I usually just have a operational range as one parameter and engine size as another, they rarely coincide with each other very well. The rest is just a measure of how much speed I will sacrifice for fuel efficiency. One engine might also often be used in multiple ship types and sizes and make up different weight ratios in different ships.

In general smaller ships tend to have more powerful engines and larger ships less powerfully engines for fuel efficiency. Mainly to reduce the necessary logistical and infrastructure investment in fuel production as well as upgrading, retrofitting and maintenance of my ships. It is a fairly straightforward process to calculate the optimal fuel to engine ratio for best range, but that seem rarely to be important when designing the concept of your fleet objectives.

But I might just be wrong and missing the overall picture. Some practical examples would be nice...

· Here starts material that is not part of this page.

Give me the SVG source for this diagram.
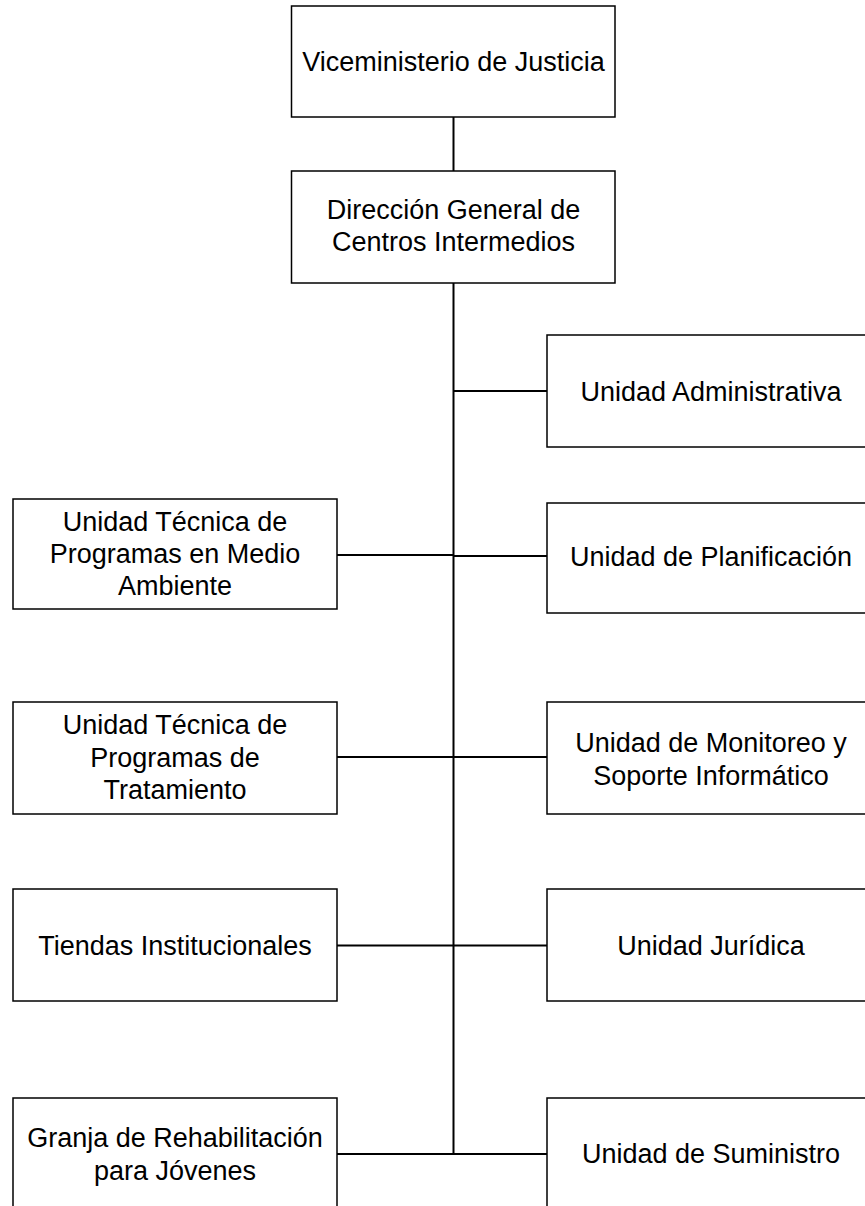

You should move to less than 2/7 fuel, and constant range is assumed.
For ships that aren't meant to refuel others, you can ignore anything to the right of 2/7, as that'd use more fuel while being slower.

Performance-optimal would be ~0.286, or 40% of engine tonnage, for 100% of achievable speed and 100% fuel we can use without wasting any.
At  0.2, or 25% of engine tonnage, we achieve 97% of our maximum speed but only use 0.2/(2/7)=70% as much fuel.
At ~0.167, or 20% of engine tonnage, we achieve 94% of our maximum speed using (1/6)/(2/7)=58% as much fuel.
At ~0.091, or 10% of engine tonnage, we achieve about 80% of our maximum speed using (1/11)/(2/7)=32% as much fuel.
At ~0.048, or  5% of engine tonnage, we achieve about 65% of our maximum speed using (1/21)/(2/7)=17% as much fuel.
At ~0.010, or  1% of engine tonnage, we achieve about 36% of our maximum speed using (1/101)/(2/7)= 3% as much fuel.

Wow, the 94% speed for 58% as much fuel is very dramatic. It looks like 1:4 is a pretty good balance for most uses. Very helpful. Thanks for explaining this Iranon.